The doors opening to greet us, revealed a long vaulted runway, each terraced level complete with it’s own courtyard every 20 feet or so, descending to a pinnacled wall of glass framing a grand piano against an horizon of ocean. All that marbled architecture took me back to the Museum de Anthropologie de Mexico in Jalisco, Mexico. James, my brother, and I had traipsed there from Vera Cruz after my dramatic diabetic discovery in Hospital D’Maria at the beginning of the year. The kids having already returned home we were hard pressed to find something to do with our time while waiting days for our return flight to the states. And here I was again, back in the throws of unwelcome medical mysteries wondering what this venture would mean for my life and that of my family.
Fortunately for her, given my state of angst, Deb had her own room. She’d opted to enroll in the detox program for a week and Sanoviv policy prohibits two patients (not guests, that should be a clue) from sharing a room. The suites, not “rooms” at all, compared favorably to many a five-star hotel in which I’ve had the privilege of accommodation for short periods of time. A king sized bed and generous sitting room were ensconced behind walls of glass. One step out the transparent sliding doors took me onto a covered patio overlooking the thelasso pools, the infinity pool, the lap pool, the palm trees, courtyards and infinite ocean beyond. The marbled bathroom had an unusual feature I couldn’t quite figure out. Not a toilet; the toilet was obvious and located quite logically, I didn’t know what this low bench with a hole in it was, but was wary, indeed.

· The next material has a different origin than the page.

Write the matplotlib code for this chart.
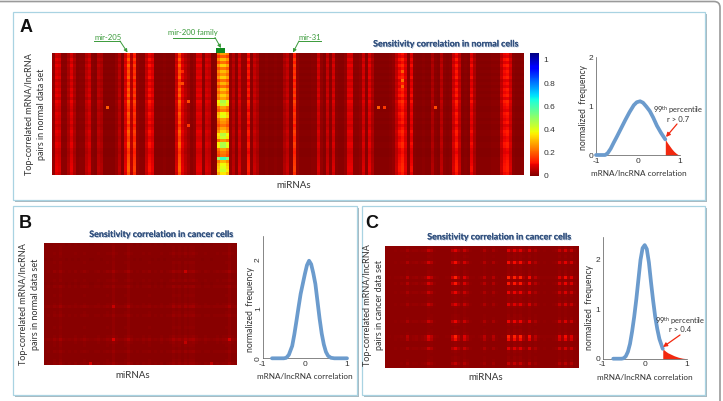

Let’s face it, wary applied to everything with an exponential bump to panicked. What was I doing here? Oh, yeah, it looks nice and the “guest coordinators” greeting us were cordial enough, but here I was almost alone (Deb was one flight up) with all my demons jousting to be first in line to pounce on me. No distracting children, clients, work, chores, or administrative duties to keep the psychical monsters at bay. I knew they’d find their order soon enough, and then I’d really get it. A big, fat, middle-aged woman with chronic degenerative disease coming face to face with all the evils of a life questionably lived. The gig was up. No faking my way through all the impending blood work, urinalysis, stool samples, physical evaluations, x-rays and psychological and nutritional questionnaires. What did I eat as a child? Are you kidding? Of course, one look at me was evidence aplenty. I was going to be caught being me.
The ocean is what got me through the days of being poked, probed, prodded and pried. When I awoke in the middle of that first night, famished, all I could think about was how hungry I was. No, I did not get out of bed and raid the suitcase, but I did wonder how I was going to make it through two weeks of desperation. My gut was roiling from more than hunger. But from what, was still unclear. Knowing I’d be doing a whole lot of listening to myself, my demons, my delusions and, hopefully, my better parts, as well, I began. Yet, all I heard was the crashing waves of the ocean on the wall of rocks below Sanoviv. The more I listened, the more I was absolutely certain the sounds were the same as the rushing blood through my mother’s veins as heard within the walls of her womb.